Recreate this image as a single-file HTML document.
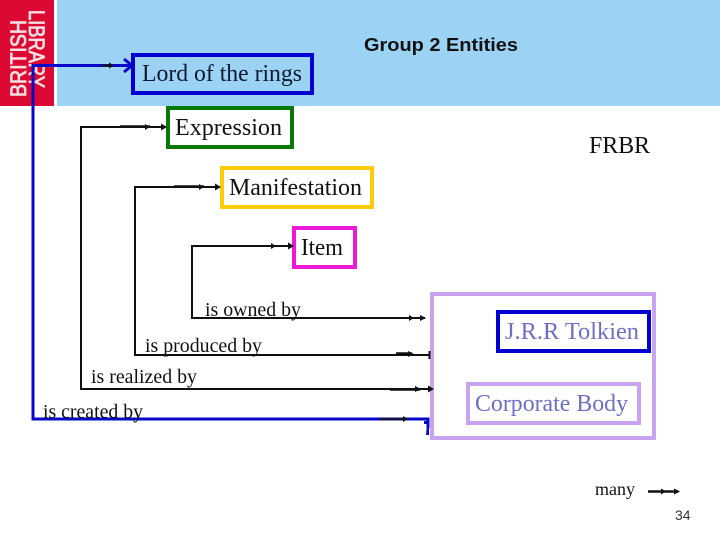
<!DOCTYPE html>
<html><head><meta charset="utf-8">
<style>
html,body{margin:0;padding:0;background:#fff}
svg{display:block}
.s{font-family:"Liberation Serif",serif}
.a{font-family:"Liberation Sans",sans-serif}
</style></head><body>
<svg width="720" height="540" viewBox="0 0 720 540" xmlns="http://www.w3.org/2000/svg">
<rect width="720" height="540" fill="#fff"/>
<rect x="57" y="0" width="663" height="106" fill="#9cd2f4"/>
<rect x="0" y="0" width="54" height="106" fill="#dc0a32"/>
<text class="a" transform="translate(26,97) rotate(-90)" font-size="22" fill="#f6dfe3" stroke="#f6dfe3" stroke-width="0.8" textLength="77" lengthAdjust="spacingAndGlyphs">BRITISH</text>
<text class="a" transform="translate(29,10) rotate(90)" font-size="22" fill="#f6dfe3" stroke="#f6dfe3" stroke-width="0.8" textLength="78" lengthAdjust="spacingAndGlyphs">LIBRARY</text>

<text class="a" x="364" y="51" font-size="18" font-weight="bold" fill="#111" textLength="154" lengthAdjust="spacingAndGlyphs">Group 2 Entities</text>
<text class="s" x="589" y="153" font-size="24" fill="#111" textLength="61">FRBR</text>

<!-- boxes -->
<rect x="133" y="55" width="179" height="38" fill="none" stroke="#0000d0" stroke-width="4"/>
<text class="s" x="142" y="81" font-size="24" fill="#0a1a30" textLength="160" lengthAdjust="spacingAndGlyphs">Lord of the rings</text>
<rect x="168" y="108" width="124" height="39" fill="#fff" stroke="#087808" stroke-width="4"/>
<text class="s" x="175" y="135" font-size="24" fill="#111" textLength="107" lengthAdjust="spacingAndGlyphs">Expression</text>
<rect x="222" y="168" width="150" height="39" fill="#fff" stroke="#fccc0a" stroke-width="4"/>
<text class="s" x="229" y="195" font-size="24" fill="#111" textLength="133" lengthAdjust="spacingAndGlyphs">Manifestation</text>
<rect x="294" y="228" width="61" height="39" fill="#fff" stroke="#ee18d8" stroke-width="4"/>
<text class="s" x="301" y="255" font-size="24" fill="#111" textLength="42" lengthAdjust="spacingAndGlyphs">Item</text>

<rect x="432" y="294" width="222" height="144" fill="#fff" stroke="#c8a4f0" stroke-width="4"/>
<rect x="498" y="312" width="151" height="39" fill="#fff" stroke="#0000d0" stroke-width="4"/>
<text class="s" x="505" y="339" font-size="24" fill="#6e6ec4" textLength="134" lengthAdjust="spacingAndGlyphs">J.R.R Tolkien</text>
<rect x="468" y="384" width="171" height="39" fill="#fff" stroke="#c8a4f0" stroke-width="4"/>
<text class="s" x="475" y="411" font-size="24" fill="#6e6ec4" textLength="153" lengthAdjust="spacingAndGlyphs">Corporate Body</text>

<!-- blue connector -->
<g fill="none" stroke="#0808c8" stroke-width="3">
<path d="M33 419.500V65.500H132"/>
<path d="M31.500 419H428V428"/>
<path d="M124 59l8 6.500-8 6.500"/>
</g>
<path d="M424 421h4v3h-4zM427 424h2v11h-3z" fill="#0808c8"/>

<!-- connectors -->
<g fill="none" stroke="#111" stroke-width="2">
<path d="M81 389V127H164"/>
<path d="M80 389H430"/>
<path d="M135 355V187H218"/>
<path d="M134 355H430"/>
<path d="M192 319V246H293"/>
<path d="M191 318H425"/>
<path d="M120 126.500H150M174 186.500H204M396 353.500H412M390 389.500H420M648 491.500H678" stroke-width="2.500"/>
<path d="M380 419H406" stroke="#10104a" stroke-width="3"/>
<path d="M102 65.500H112" stroke="#10104a" stroke-width="3"/>
<path d="M429.500 351V359"/>
</g>
<g fill="#111">
<path d="M167 127l-6-3.500v7z"/><path d="M150 127l-5-3v6z"/>
<path d="M221 187l-6-3.500v7z"/><path d="M204 187l-5-3v6z"/>
<path d="M294 246l-6-3.500v7z"/><path d="M276 246l-5-3v6z"/>
<path d="M426 318l-6-3v6z"/><path d="M414 318l-5-3v6z"/>
<path d="M414 354l-6-3v6z"/>
<path d="M421 389l-6-3v6z"/><path d="M434 389l-6-3.500v7z"/>
<path d="M408 419l-5-3v6z"/>
<path d="M680 491.500l-6-3v6z"/><path d="M666 491.500l-5-3v6z"/>
<path d="M114 65.500l-5-3v6z"/>
</g>

<!-- labels -->
<text class="s" x="205" y="316" font-size="20" fill="#111" textLength="96" lengthAdjust="spacingAndGlyphs">is owned by</text>
<text class="s" x="145" y="352" font-size="20" fill="#111" textLength="117" lengthAdjust="spacingAndGlyphs">is produced by</text>
<text class="s" x="91" y="383" font-size="20" fill="#111" textLength="106" lengthAdjust="spacingAndGlyphs">is realized by</text>
<text class="s" x="43" y="418" font-size="20" fill="#111" textLength="100" lengthAdjust="spacingAndGlyphs">is created by</text>
<text class="s" x="595" y="495" font-size="18" fill="#111" textLength="40" lengthAdjust="spacingAndGlyphs">many</text>
<text class="a" x="675" y="520" font-size="14" fill="#333">34</text>
</svg>
</body></html>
····················
◆ **WHAT THE TASK ASKS**: Leave the images out, please, and restate each line word for word.

◆ **EXERCISE SOLUTION**:
Recreate this image as a single-file HTML document.
<!DOCTYPE html>
<html><head><meta charset="utf-8">
<style>
html,body{margin:0;padding:0;background:#fff}
svg{display:block}
.s{font-family:"Liberation Serif",serif}
.a{font-family:"Liberation Sans",sans-serif}
</style></head><body>
<svg width="720" height="540" viewBox="0 0 720 540" xmlns="http://www.w3.org/2000/svg">
<rect width="720" height="540" fill="#fff"/>
<rect x="57" y="0" width="663" height="106" fill="#9cd2f4"/>
<rect x="0" y="0" width="54" height="106" fill="#dc0a32"/>
<text class="a" transform="translate(26,97) rotate(-90)" font-size="22" fill="#f6dfe3" stroke="#f6dfe3" stroke-width="0.8" textLength="77" lengthAdjust="spacingAndGlyphs">BRITISH</text>
<text class="a" transform="translate(29,10) rotate(90)" font-size="22" fill="#f6dfe3" stroke="#f6dfe3" stroke-width="0.8" textLength="78" lengthAdjust="spacingAndGlyphs">LIBRARY</text>

<text class="a" x="364" y="51" font-size="18" font-weight="bold" fill="#111" textLength="154" lengthAdjust="spacingAndGlyphs">Group 2 Entities</text>
<text class="s" x="589" y="153" font-size="24" fill="#111" textLength="61">FRBR</text>

<!-- boxes -->
<rect x="133" y="55" width="179" height="38" fill="none" stroke="#0000d0" stroke-width="4"/>
<text class="s" x="142" y="81" font-size="24" fill="#0a1a30" textLength="160" lengthAdjust="spacingAndGlyphs">Lord of the rings</text>
<rect x="168" y="108" width="124" height="39" fill="#fff" stroke="#087808" stroke-width="4"/>
<text class="s" x="175" y="135" font-size="24" fill="#111" textLength="107" lengthAdjust="spacingAndGlyphs">Expression</text>
<rect x="222" y="168" width="150" height="39" fill="#fff" stroke="#fccc0a" stroke-width="4"/>
<text class="s" x="229" y="195" font-size="24" fill="#111" textLength="133" lengthAdjust="spacingAndGlyphs">Manifestation</text>
<rect x="294" y="228" width="61" height="39" fill="#fff" stroke="#ee18d8" stroke-width="4"/>
<text class="s" x="301" y="255" font-size="24" fill="#111" textLength="42" lengthAdjust="spacingAndGlyphs">Item</text>

<rect x="432" y="294" width="222" height="144" fill="#fff" stroke="#c8a4f0" stroke-width="4"/>
<rect x="498" y="312" width="151" height="39" fill="#fff" stroke="#0000d0" stroke-width="4"/>
<text class="s" x="505" y="339" font-size="24" fill="#6e6ec4" textLength="134" lengthAdjust="spacingAndGlyphs">J.R.R Tolkien</text>
<rect x="468" y="384" width="171" height="39" fill="#fff" stroke="#c8a4f0" stroke-width="4"/>
<text class="s" x="475" y="411" font-size="24" fill="#6e6ec4" textLength="153" lengthAdjust="spacingAndGlyphs">Corporate Body</text>

<!-- blue connector -->
<g fill="none" stroke="#0808c8" stroke-width="3">
<path d="M33 419.500V65.500H132"/>
<path d="M31.500 419H428V428"/>
<path d="M124 59l8 6.500-8 6.500"/>
</g>
<path d="M424 421h4v3h-4zM427 424h2v11h-3z" fill="#0808c8"/>

<!-- connectors -->
<g fill="none" stroke="#111" stroke-width="2">
<path d="M81 389V127H164"/>
<path d="M80 389H430"/>
<path d="M135 355V187H218"/>
<path d="M134 355H430"/>
<path d="M192 319V246H293"/>
<path d="M191 318H425"/>
<path d="M120 126.500H150M174 186.500H204M396 353.500H412M390 389.500H420M648 491.500H678" stroke-width="2.500"/>
<path d="M380 419H406" stroke="#10104a" stroke-width="3"/>
<path d="M102 65.500H112" stroke="#10104a" stroke-width="3"/>
<path d="M429.500 351V359"/>
</g>
<g fill="#111">
<path d="M167 127l-6-3.500v7z"/><path d="M150 127l-5-3v6z"/>
<path d="M221 187l-6-3.500v7z"/><path d="M204 187l-5-3v6z"/>
<path d="M294 246l-6-3.500v7z"/><path d="M276 246l-5-3v6z"/>
<path d="M426 318l-6-3v6z"/><path d="M414 318l-5-3v6z"/>
<path d="M414 354l-6-3v6z"/>
<path d="M421 389l-6-3v6z"/><path d="M434 389l-6-3.500v7z"/>
<path d="M408 419l-5-3v6z"/>
<path d="M680 491.500l-6-3v6z"/><path d="M666 491.500l-5-3v6z"/>
<path d="M114 65.500l-5-3v6z"/>
</g>

<!-- labels -->
<text class="s" x="205" y="316" font-size="20" fill="#111" textLength="96" lengthAdjust="spacingAndGlyphs">is owned by</text>
<text class="s" x="145" y="352" font-size="20" fill="#111" textLength="117" lengthAdjust="spacingAndGlyphs">is produced by</text>
<text class="s" x="91" y="383" font-size="20" fill="#111" textLength="106" lengthAdjust="spacingAndGlyphs">is realized by</text>
<text class="s" x="43" y="418" font-size="20" fill="#111" textLength="100" lengthAdjust="spacingAndGlyphs">is created by</text>
<text class="s" x="595" y="495" font-size="18" fill="#111" textLength="40" lengthAdjust="spacingAndGlyphs">many</text>
<text class="a" x="675" y="520" font-size="14" fill="#333">34</text>
</svg>
</body></html>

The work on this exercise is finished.